Samuel Colt, le concepteur du célèbre « calibre 45 », aurait dit : « Dieu a créé les hommes, mais c’est moi qui les ai rendus égaux. » Cody Wilson pourrait en dire autant.
Le centre de recherche Pew a révélé que le nombre d’homicides a baissé de moitié depuis le sommet atteint en 1993 chez nos voisins du Sud. C’est assurément une bonne nouvelle. On en déplore quand même plus de 10 000 par année, ce qui fait des États-Unis le pays démocratique et industrialisé qui affiche le plus fort taux d’homicides par armes à feu.
Ce qui est particulièrement inquiétant, c’est que la société américaine semble générer un nombre croissant de cinglés qui parviennent à se procurer ces armes et qui commettent des tueries horribles comme celles d’Aurora et de Newtown. Ou des malfrats qui tirent sur une foule réunie pour célébrer la fête des Mères à La Nouvelle-Orléans.

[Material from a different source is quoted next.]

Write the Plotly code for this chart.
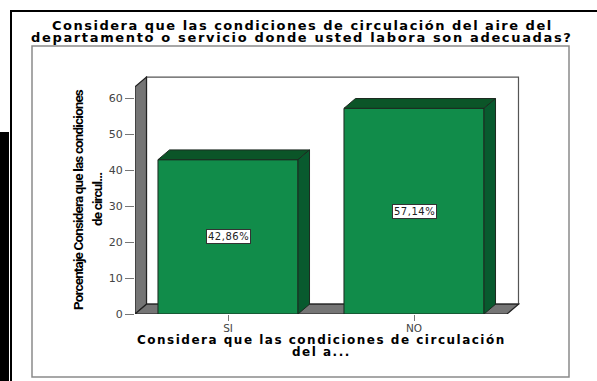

Le Congrès américain n’arrive pas à adopter la moindre loi sur les armes à feu ayant des dents. De toute façon, « les contrôles de sécurité, les vérifications des antécédents et les règlements ne seront pas d’un grand secours si les criminels peuvent imprimer des armes à feu en plastique chez eux et franchir les détecteurs de métal sans sonner l’alarme », s’inquiète le représentant démocrate Steve Israel.